Banks globally were forced to record tens of billions of dollars of impairments for potential loan losses as the coronavirus pandemic weighed on economic growth in 2020.

Standard Chartered warned it expected its overall income in 2021 to be “similar” to last year, given the historically low interest rate environment as central banks try to stimulate economies globally.

“Our performance in the opening weeks of this year gives us the confidence that we are on the right track with strong performances in our less interest rate-sensitive financial markets and wealth management businesses,” the bank said.

Underlying pre-tax profit in its Greater China and North Asia business segment declined 34 per cent to US$323 million in the fourth quarter. The segment accounts for about 81 per cent of the bank’s pre-tax profit.

In its corporate and institutional banking, underlying pre-tax profit fell by half to US$184 million in the fourth quarter. Its commercial bank reported a 72 per cent drop in underlying pre-tax profit to US$13 million, while its private bank reported a worse underlying pre-tax loss of US$11 million from US$3 million a year ago.

Winters also pushed back at suggestions his time at the lender could be drawing to a close, following media reports the bank has identified candidates as potential successors – both internally and externally.

“The job is not yet done. I think we’ve had a pretty material setback in the context of [Covid-19],” Winters said. “I’m quite keen to finish the job. I have no plans to leave.”

Standard Chartered is adopting more flexible working arrangements and is not expected to renew leases on eight floors in its main office in Hong Kong. Photo: Bloomberg

The lender also said it is likely to incur further restructuring charges of about US$500 million in the next few years, primarily related to people and property actions.

The lender resumed what is expected to be several hundred job cuts recently and is looking for further ways to shed costs. It also is seeking to “reskill” workers whose jobs are changed by automation as it seeks to enhance its digital capabilities.

In November, Standard Chartered said it would allow employees in nine markets, including Hong Kong, to apply for formal flexible working arrangements beginning this year as it seeks to capitalise on its success of work-from-home arrangements during the pandemic. That could include splitting time between Standard Chartered’s offices, at home or co-working facilities closer to their residences.
Local media also reported in February that it did not intend to renew its leases on eight floors in its main office in Hong Kong. The company employs about 6,000 people in Hong Kong, its largest market.
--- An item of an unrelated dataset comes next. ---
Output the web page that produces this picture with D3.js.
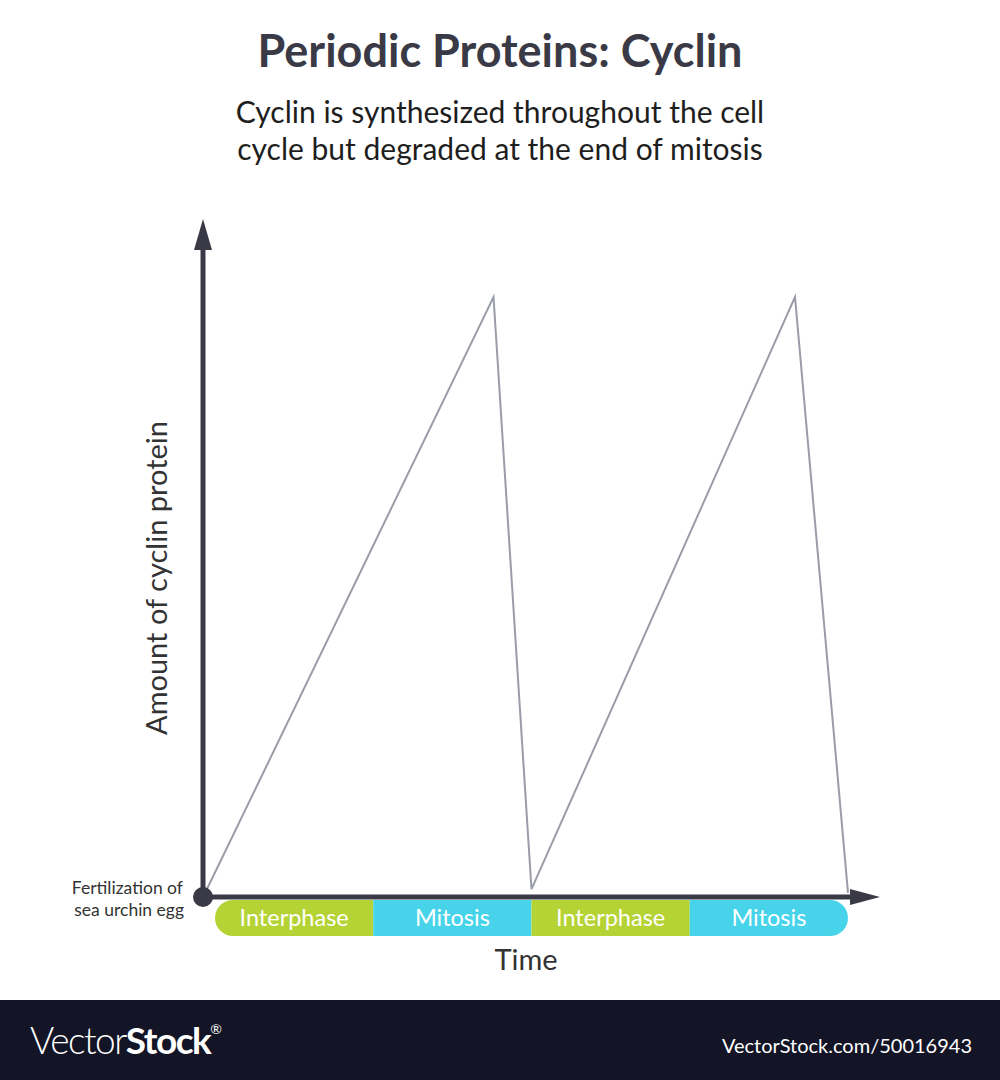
<!DOCTYPE html>
<html><head><meta charset="utf-8">
<script src="https://cdn.jsdelivr.net/npm/d3@7"></script>
<style>html,body{margin:0;padding:0;background:#fff}svg{display:block}</style>
</head><body>
<script>
// Data
const times = [-0.075, 1.76, 2.0, 3.665, 4.0];
const cyclin = [0, 100, 1.3, 100, 0.7];
const phases = ["Interphase", "Mitosis", "Interphase", "Mitosis"];
const phaseStart = [0, 1, 2, 3];
const phaseEnd = [1, 2, 3, 4];
const title = "Periodic Proteins: Cyclin";
const subtitle = ["Cyclin is synthesized throughout the cell", "cycle but degraded at the end of mitosis"];

const W = 1000, H = 1080;
const font = "Lato, 'Open Sans', sans-serif";
const dark = "#3a3a47";
const svg = d3.select("body").append("svg").attr("width", W).attr("height", H);
svg.append("rect").attr("width", W).attr("height", H).attr("fill", "#fff");

const x = d3.scaleLinear().domain([0, 4]).range([215, 848]);
const y = d3.scaleLinear().domain([0, 100]).range([897, 297]);
const x0 = 203, y0 = 897;

// title
svg.append("text").attr("x", 500).attr("y", 67).attr("text-anchor", "middle")
  .attr("font-family", font).attr("font-weight", 700).attr("font-size", 45).attr("fill", dark).text(title);
subtitle.forEach((s, i) => svg.append("text").attr("x", 500).attr("y", 123 + i * 37).attr("text-anchor", "middle")
  .attr("font-family", font).attr("font-size", 30).attr("fill", "#1e1e1e").text(s));

// phase bar
const clipId = "barclip";
svg.append("clipPath").attr("id", clipId).append("rect")
  .attr("x", x(0)).attr("y", 900).attr("width", x(4) - x(0)).attr("height", 36).attr("rx", 18);
const bar = svg.append("g").attr("clip-path", `url(#${clipId})`);
bar.selectAll("rect").data(phases).join("rect")
  .attr("x", (d, i) => x(phaseStart[i])).attr("width", (d, i) => x(phaseEnd[i]) - x(phaseStart[i]))
  .attr("y", 900).attr("height", 36)
  .attr("fill", d => d === "Interphase" ? "#b5d334" : "#47d4ea");
svg.selectAll("text.ph").data(phases).join("text").attr("class", "ph")
  .attr("x", (d, i) => (x(phaseStart[i]) + x(phaseEnd[i])) / 2).attr("y", 926)
  .attr("text-anchor", "middle").attr("font-family", font).attr("font-size", 23.5).attr("fill", "#fff").text(d => d);

// line
const line = d3.line().x(d => x(d[0])).y(d => y(d[1]));
svg.append("path").datum(times.map((t, i) => [t, cyclin[i]]))
  .attr("d", line).attr("fill", "none").attr("stroke", "#9a9ca8").attr("stroke-width", 2).attr("stroke-linejoin", "miter");

// axes
svg.append("line").attr("x1", x0).attr("y1", y0).attr("x2", x0).attr("y2", 245).attr("stroke", dark).attr("stroke-width", 5);
svg.append("path").attr("d", `M${x0 - 9},250 L${x0},219 L${x0 + 9},250 Z`).attr("fill", dark);
svg.append("line").attr("x1", x0).attr("y1", y0).attr("x2", 855).attr("y2", y0).attr("stroke", dark).attr("stroke-width", 5);
svg.append("path").attr("d", `M850,${y0 - 8} L880,${y0} L850,${y0 + 8} Z`).attr("fill", dark);
svg.append("circle").attr("cx", x0).attr("cy", y0).attr("r", 10).attr("fill", dark);

// labels
svg.append("text").attr("x", 526).attr("y", 970).attr("text-anchor", "middle")
  .attr("font-family", font).attr("font-size", 29).attr("fill", "#333").text("Time");
svg.append("text").attr("transform", "translate(167,578) rotate(-90)").attr("text-anchor", "middle")
  .attr("font-family", font).attr("font-size", 29).attr("fill", "#333").text("Amount of cyclin protein");
svg.append("text").attr("x", 183).attr("y", 894).attr("text-anchor", "end")
  .attr("font-family", font).attr("font-size", 17.5).attr("fill", "#333").text("Fertilization of");
svg.append("text").attr("x", 184).attr("y", 916).attr("text-anchor", "end")
  .attr("font-family", font).attr("font-size", 17.5).attr("fill", "#333").text("sea urchin egg");

// footer
svg.append("rect").attr("x", 0).attr("y", 1000).attr("width", W).attr("height", 80).attr("fill", "#131426");
const vs = svg.append("text").attr("x", 30).attr("y", 1054).attr("font-family", font).attr("font-size", 37)
  .attr("letter-spacing", -1.5).attr("fill", "#fff");
vs.append("tspan").attr("font-weight", 300).text("Vector");
vs.append("tspan").attr("font-weight", 700).text("Stock");
vs.append("tspan").attr("font-size", 14).attr("dy", -20).attr("letter-spacing", 0).text("®");
svg.append("text").attr("x", 972).attr("y", 1053).attr("text-anchor", "end").attr("font-family", font)
  .attr("font-size", 20).attr("fill", "#fff").text("VectorStock.com/50016943");
</script>
</body></html>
Andy Halford, the bank’s chief financial officer, said he expected the bank could reduce its office footprint by as much as a third in about four years’ time.

“Our sense is that over a period there should be quite a significant opportunity to reduce the space that we actually occupy ourselves,” Halford said. “The cost benefit on that will depend on leases, lease break clauses, renewals. There may be some cost involved in accelerating those processes.